Lastly, Duxbury asserted that it has a substantial need for the documents in preparing for Hearing and would suffer undue hardship in obtaining substantially equivalent information.[6]  Duxbury required the information which it is unable to obtain from other unprotected sources in order to respond to the allegations that it failed to offer Student an appropriate program that addressed his social, emotional, behavioral and academic needs allegedly resulting in Student’s failure to make effective progress, or whether Student’s alleged lack of progress was due to Student’s “increasingly complex and non-educational needs.”  I agree.  As such, Ms. Bach’s Motion for a Protective Order Relative to Duxbury’s Subpoena is DENIED.


Ms. Bach shall produce the records requested by Duxbury pursuant to the Subpoena Duces Tecum served on December 19, 2017, by the close of business on March 12, 2018.

By the Hearing Officer,


Rosa I. Figueroa                                                                                    Dated:  March 1, 2018

[1] Both of these rules protect written materials and mental impressions which are created in anticipation of trial as discussed later in this ruling.

[2]  See 34 CFR §300.321 (requiring that parents, educators, service providers and relevant individuals knowledgeable about the student, the evaluative measures used in assessing the student, special and general education curriculum, available services though outside agencies and if appropriate the student, convene to discuss and make the necessary decision to develop a student’s IEP ).

[3]  See U.S. v.
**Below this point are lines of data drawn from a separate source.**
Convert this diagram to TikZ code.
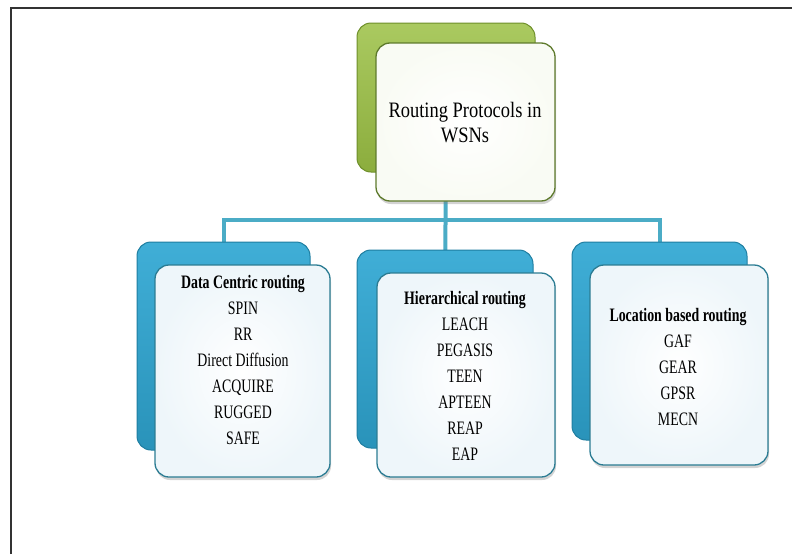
\documentclass[tikz,border=0pt]{standalone}
\usepackage{fontspec}
\setmainfont[FakeStretch=0.73]{Liberation Serif}
\newfontfamily\rootfont[FakeStretch=0.84]{Liberation Serif}
\usetikzlibrary{shadows,backgrounds}
\definecolor{leafgreen}{HTML}{9BC044}
\definecolor{leafline}{HTML}{6E8F2A}
\definecolor{seablue}{HTML}{2FA7D3}
\definecolor{sealine}{HTML}{1E7EA1}
\definecolor{frontline}{HTML}{2B7C93}
\definecolor{frontfill}{HTML}{EEF6FA}
\definecolor{rootline}{HTML}{5E7A2C}
\definecolor{linkblue}{HTML}{4BACC6}
\tikzset{
  backbox/.style={rounded corners=14pt,inner sep=0pt,draw=sealine,line width=1pt,
    top color=seablue!92!white,bottom color=seablue!88!black},
  frontbox/.style={rounded corners=14pt,inner sep=0pt,draw=frontline,line width=1.3pt,
    inner color=white,outer color=frontfill,
    drop shadow={shadow xshift=1pt,shadow yshift=-3pt,opacity=0.35}},
  listtext/.style={align=center,font=\fontsize{19}{26}\selectfont},
  link/.style={draw=linkblue,line width=4pt}
}
\begin{document}
\begin{tikzpicture}[x=1pt,y=-1pt]
\useasboundingbox (0,0) rectangle (792,554);
\draw[line width=2pt,black!80] (10.5,554)--(10.5,7.5)--(792,7.5);

\node[backbox,draw=leafline,top color=leafgreen!85!white,bottom color=leafgreen!90!black,
  minimum width=178pt,minimum height=149pt] (rootback) at (446,97.5) {};
\node[frontbox,draw=rootline,outer color=leafgreen!6!white,
  minimum width=179pt,minimum height=158pt] (rootfront) at (465.5,122) {};
\node[align=center,font=\rootfont\fontsize{22}{25}\selectfont] (roottext) at (465,122.5)
  {Routing Protocols in\\WSNs};

\node[backbox,minimum width=173pt,minimum height=208pt] (dcback) at (223.5,346) {};
\node[frontbox,minimum width=175pt,minimum height=212pt] (dcfront) at (242.5,371) {};
\node[listtext] (dctext) at (243,360)
  {\textbf{Data Centric routing}\\SPIN\\RR\\Direct Diffusion\\ACQUIRE\\RUGGED\\SAFE};

\node[backbox,minimum width=176pt,minimum height=198pt] (hrback) at (445,349) {};
\node[frontbox,minimum width=178pt,minimum height=204pt] (hrfront) at (466,375) {};
\node[listtext] (hrtext) at (465,376)
  {\textbf{Hierarchical routing}\\LEACH\\PEGASIS\\TEEN\\APTEEN\\REAP\\EAP};

\node[backbox,minimum width=175pt,minimum height=198pt] (lbback) at (659.5,341) {};
\node[frontbox,minimum width=178pt,minimum height=200pt] (lbfront) at (679,365) {};
\node[listtext] (lbtext) at (678,366.5)
  {\textbf{Location based routing}\\GAF\\GEAR\\GPSR\\MECN};

\coordinate (hub) at (445,220);
\begin{scope}[on background layer]
\draw[link] (rootback.center)--(hrback.center);
\draw[link] (dcback.center)|-(hub)-|(lbback.center);
\end{scope}
\end{tikzpicture}
\end{document}
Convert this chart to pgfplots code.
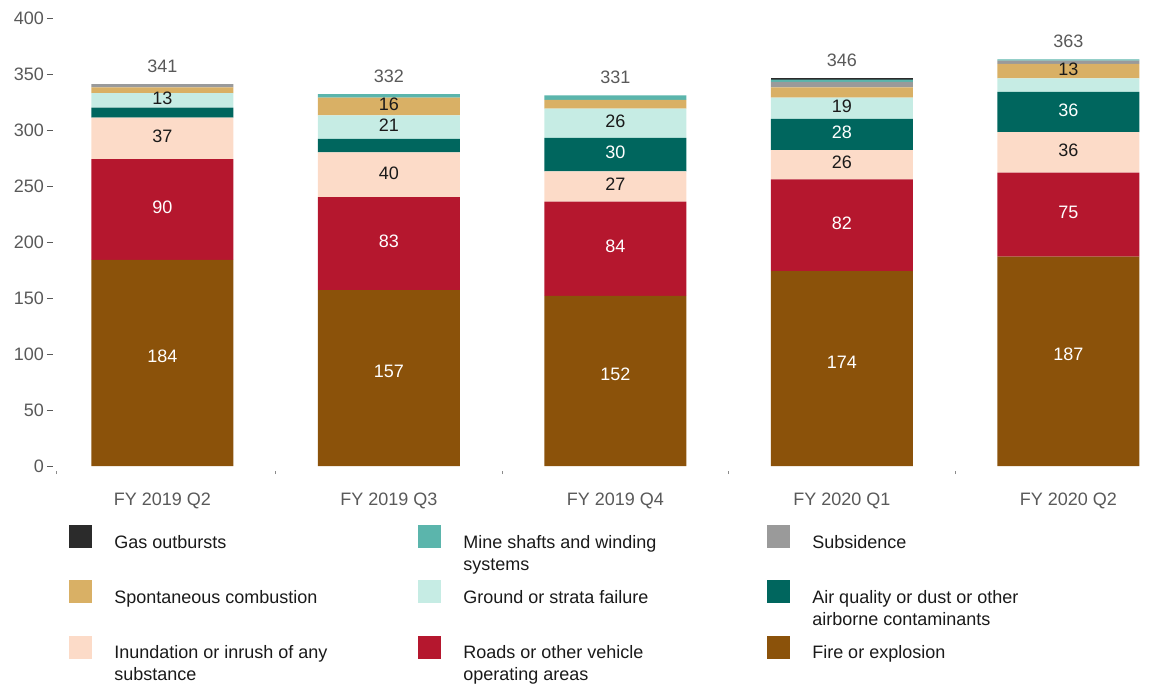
\documentclass[border=0pt]{standalone}
\usepackage{pgfplots}
\usepackage{pgfplotstable}
\pgfplotsset{compat=1.18}
\usepackage{fontspec}
\setmainfont{Liberation Sans}
\definecolor{cfire}{HTML}{8B520A}
\definecolor{croads}{HTML}{B5172E}
\definecolor{cinund}{HTML}{FCDBC8}
\definecolor{cair}{HTML}{00665E}
\definecolor{cground}{HTML}{C6ECE4}
\definecolor{cspont}{HTML}{D9B065}
\definecolor{csubs}{HTML}{9A9A9A}
\definecolor{cmine}{HTML}{5BB5AC}
\definecolor{cgas}{HTML}{2B2B2B}
\definecolor{ctick}{HTML}{595959}
\definecolor{ctext}{HTML}{1A1A1A}

\pgfplotstableread{
x fire roads inund air ground spont subs mine gas total Lfire Lroads Linund Lair Lground Lspont
0 184 90 37 9 13 5 3 0 0 341 184 90 37 {} 13 {}
1 157 83 40 12 21 16 0 3 0 332 157 83 40 {} 21 16
2 152 84 27 30 26 8 0 4 0 331 152 84 27 30 26 {}
3 174 82 26 28 19 9 5 2 1 346 174 82 26 28 19 {}
4 187 75 36 36 12 13 3 1 0 363 187 75 36 36 {} 13
}\datatable

\pgfplotsset{
  sqlegend/.style={legend image code/.code={\fill[##1,draw=none] (0pt,0pt) rectangle (17.25pt,17.25pt);}},
  seg/.style n args={3}{
    draw=none, sqlegend,
    point meta=explicit symbolic,
    nodes near coords,
    nodes near coords style={text=#2, anchor=center, font=\fontsize{13.5}{16}\selectfont,
      yshift=#3},
  },
}

\begin{document}
\begin{tikzpicture}
\path[use as bounding box] (-42pt,349.5pt) rectangle (836.25pt,-165pt);
\begin{axis}[
  at={(0pt,0pt)}, anchor=south west,
  x=169.875pt, y=0.84pt,
  xmin=-0.47, xmax=4.4, ymin=0, ymax=400,
  ybar stacked, bar width=106.5pt,
  axis x line*=bottom, axis y line*=left,
  axis line style={draw=none},
  tick align=outside,
  major tick length=4.5pt,
  minor tick length=2.25pt,
  ytick={0,50,...,400},
  major y tick style={draw=ctick, line width=0.6pt, xshift=-2.25pt},
  xtick={0,1,2,3,4},
  xticklabels={FY 2019 Q2,FY 2019 Q3,FY 2019 Q4,FY 2020 Q1,FY 2020 Q2},
  major x tick style={draw=none},
  minor xtick={-0.47,0.5,1.5,2.5,3.5},
  minor x tick style={draw=ctick!70, line width=0.6pt, yshift=-3.75pt},
  /pgf/number format/assume math mode=true,
  tick label style={font=\fontsize{13.5}{16}\selectfont, text=ctick},
  xticklabel style={anchor=base, yshift=-25pt},
  yticklabel style={anchor=east, xshift=-1pt},
  legend columns=3,
  reverse legend,
  legend style={at={(axis description cs:0,0)}, anchor=north west,
    xshift=9.75pt, yshift=-44.25pt, draw=none, fill=none, inner sep=0pt,
    cells={anchor=base west}, nodes={inner sep=0pt, text=ctext},
    /tikz/every odd column/.style={column sep=16.5pt},
    /tikz/every even column/.style={column sep=48pt},
    row sep=22.6pt,
    font=\fontsize{13.5}{16.5}\selectfont},
]
\addplot[fill=cfire, seg={fire}{white}{5pt}] table[x=x,y=fire,meta=Lfire] {\datatable};
\addlegendentry{\parbox[t]{180pt}{Fire or explosion}}
\addplot[fill=croads, seg={roads}{white}{1.5pt}] table[x=x,y=roads,meta=Lroads] {\datatable};
\addlegendentry{\parbox[t]{180pt}{Roads or other vehicle\\operating areas}}
\addplot[fill=cinund, seg={inund}{ctext}{1.5pt}] table[x=x,y=inund,meta=Linund] {\datatable};
\addlegendentry{\parbox[t]{180pt}{Inundation or inrush of any\\substance}}
\addplot[fill=cair, seg={air}{white}{1.5pt}] table[x=x,y=air,meta=Lair] {\datatable};
\addlegendentry{\parbox[t]{180pt}{Air quality or dust or other\\airborne contaminants}}
\addplot[fill=cground, seg={ground}{ctext}{1.5pt}] table[x=x,y=ground,meta=Lground] {\datatable};
\addlegendentry{\parbox[t]{180pt}{Ground or strata failure}}
\addplot[fill=cspont, seg={spont}{ctext}{1.5pt}] table[x=x,y=spont,meta=Lspont] {\datatable};
\addlegendentry{\parbox[t]{180pt}{Spontaneous combustion}}
\addplot[fill=csubs, draw=none, sqlegend] table[x=x,y=subs] {\datatable};
\addlegendentry{\parbox[t]{180pt}{Subsidence}}
\addplot[fill=cmine, draw=none, sqlegend] table[x=x,y=mine] {\datatable};
\addlegendentry{\parbox[t]{180pt}{Mine shafts and winding\\systems}}
\addplot[fill=cgas, draw=none, sqlegend] table[x=x,y=gas] {\datatable};
\addlegendentry{\parbox[t]{180pt}{Gas outbursts}}
\addplot[draw=none, fill=none, stack plots=false, forget plot,
  visualization depends on={\thisrow{total} \as \rawt},
  point meta=explicit symbolic,
  nodes near coords,
  nodes near coords style={text=ctick, anchor=base, yshift={0.42pt*\rawt+8.7pt}, font=\fontsize{13.5}{16}\selectfont}]
  table[x=x,y=total,meta=total] {\datatable};
\end{axis}
\end{tikzpicture}
\end{document}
ISS Marine Serv., 905 F.Supp.2d 121, 134 (D.D.C. 2012) holding that “materials prepared by non-attorneys supervised by attorneys are capable of enjoying work-product protection”;  see also Judicial Watch, Inc. v. U.S. Dept. of Homeland Sec., 736 F.Supp.2d 201 209 (D.D.C. 2010) reaching the same conclusion.

[4] Here, Parents specifically claim that Duxbury failed to propose an educational program that effectively addresses Student’s mental health, emotional and behavioral needs. Furthermore, Parents have raised Student’s mental, emotional and behavioral needs as an element of their claim and have relied on the recommendations of the aforementioned providers to support their position and request public funding for a year-round out of district placement.

[5]  See Cherkaoui v. City of Quincy, No. 14-CV-10571-LTS, 2015 WL 4504937, at *2 (D. Mass. 2015) (“Where a patient uses the substance of the psychotherapist –patient relationship to further his or her own cause, they cannot claim that the communication is privileged, because the privilege cannot and should not at once be used as a shield and a sword.”) (internal quotation marks omitted).

[6]  See FED.R.CIV. P. 26(B)(3)(A)(II).